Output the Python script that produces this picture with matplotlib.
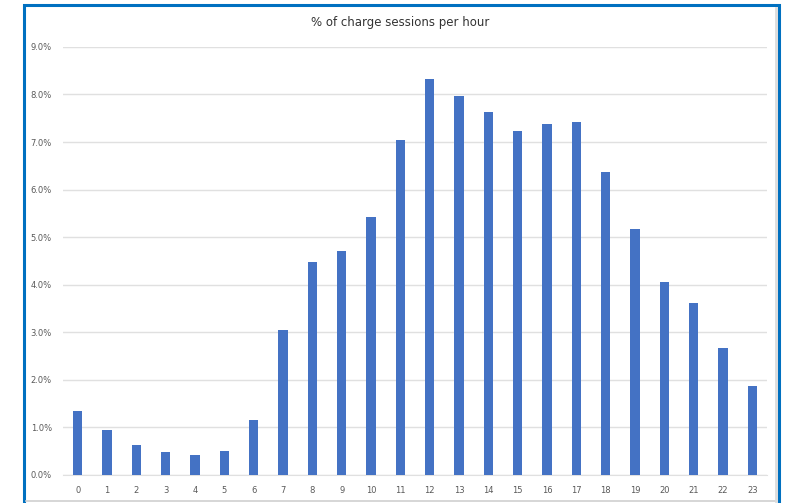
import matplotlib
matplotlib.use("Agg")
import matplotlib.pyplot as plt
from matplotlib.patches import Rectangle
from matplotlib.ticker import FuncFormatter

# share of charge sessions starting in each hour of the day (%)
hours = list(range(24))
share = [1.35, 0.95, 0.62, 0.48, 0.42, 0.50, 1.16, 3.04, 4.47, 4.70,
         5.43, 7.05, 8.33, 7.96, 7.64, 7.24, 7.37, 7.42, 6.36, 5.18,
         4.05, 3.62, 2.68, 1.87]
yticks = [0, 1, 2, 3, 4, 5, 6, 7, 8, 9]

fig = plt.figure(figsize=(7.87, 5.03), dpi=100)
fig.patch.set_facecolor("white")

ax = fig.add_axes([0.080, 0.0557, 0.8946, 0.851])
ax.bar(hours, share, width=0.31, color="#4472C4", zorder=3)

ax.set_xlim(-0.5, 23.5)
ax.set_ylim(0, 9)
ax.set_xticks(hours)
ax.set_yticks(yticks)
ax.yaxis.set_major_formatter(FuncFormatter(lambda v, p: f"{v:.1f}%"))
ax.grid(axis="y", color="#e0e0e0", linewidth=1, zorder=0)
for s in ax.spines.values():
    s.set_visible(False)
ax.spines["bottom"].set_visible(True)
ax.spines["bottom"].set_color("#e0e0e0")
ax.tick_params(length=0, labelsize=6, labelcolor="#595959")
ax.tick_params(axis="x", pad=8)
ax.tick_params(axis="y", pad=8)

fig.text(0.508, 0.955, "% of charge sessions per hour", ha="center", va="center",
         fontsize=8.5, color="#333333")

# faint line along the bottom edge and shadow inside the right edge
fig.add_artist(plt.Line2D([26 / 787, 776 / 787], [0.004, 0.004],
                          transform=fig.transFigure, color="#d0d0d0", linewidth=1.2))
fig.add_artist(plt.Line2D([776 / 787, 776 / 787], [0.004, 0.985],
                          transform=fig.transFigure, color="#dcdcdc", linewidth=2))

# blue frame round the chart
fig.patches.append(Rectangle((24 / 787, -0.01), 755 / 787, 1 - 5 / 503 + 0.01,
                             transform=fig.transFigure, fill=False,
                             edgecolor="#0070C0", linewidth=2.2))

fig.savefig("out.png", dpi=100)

# # # #

### TASK DIRECTIONS
Omit the pictures, then output the rest of the listing exactly.

### EXERCISE RESULT
Output the Python script that produces this picture with matplotlib.
import matplotlib
matplotlib.use("Agg")
import matplotlib.pyplot as plt
from matplotlib.patches import Rectangle
from matplotlib.ticker import FuncFormatter

# share of charge sessions starting in each hour of the day (%)
hours = list(range(24))
share = [1.35, 0.95, 0.62, 0.48, 0.42, 0.50, 1.16, 3.04, 4.47, 4.70,
         5.43, 7.05, 8.33, 7.96, 7.64, 7.24, 7.37, 7.42, 6.36, 5.18,
         4.05, 3.62, 2.68, 1.87]
yticks = [0, 1, 2, 3, 4, 5, 6, 7, 8, 9]

fig = plt.figure(figsize=(7.87, 5.03), dpi=100)
fig.patch.set_facecolor("white")

ax = fig.add_axes([0.080, 0.0557, 0.8946, 0.851])
ax.bar(hours, share, width=0.31, color="#4472C4", zorder=3)

ax.set_xlim(-0.5, 23.5)
ax.set_ylim(0, 9)
ax.set_xticks(hours)
ax.set_yticks(yticks)
ax.yaxis.set_major_formatter(FuncFormatter(lambda v, p: f"{v:.1f}%"))
ax.grid(axis="y", color="#e0e0e0", linewidth=1, zorder=0)
for s in ax.spines.values():
    s.set_visible(False)
ax.spines["bottom"].set_visible(True)
ax.spines["bottom"].set_color("#e0e0e0")
ax.tick_params(length=0, labelsize=6, labelcolor="#595959")
ax.tick_params(axis="x", pad=8)
ax.tick_params(axis="y", pad=8)

fig.text(0.508, 0.955, "% of charge sessions per hour", ha="center", va="center",
         fontsize=8.5, color="#333333")

# faint line along the bottom edge and shadow inside the right edge
fig.add_artist(plt.Line2D([26 / 787, 776 / 787], [0.004, 0.004],
                          transform=fig.transFigure, color="#d0d0d0", linewidth=1.2))
fig.add_artist(plt.Line2D([776 / 787, 776 / 787], [0.004, 0.985],
                          transform=fig.transFigure, color="#dcdcdc", linewidth=2))

# blue frame round the chart
fig.patches.append(Rectangle((24 / 787, -0.01), 755 / 787, 1 - 5 / 503 + 0.01,
                             transform=fig.transFigure, fill=False,
                             edgecolor="#0070C0", linewidth=2.2))

fig.savefig("out.png", dpi=100)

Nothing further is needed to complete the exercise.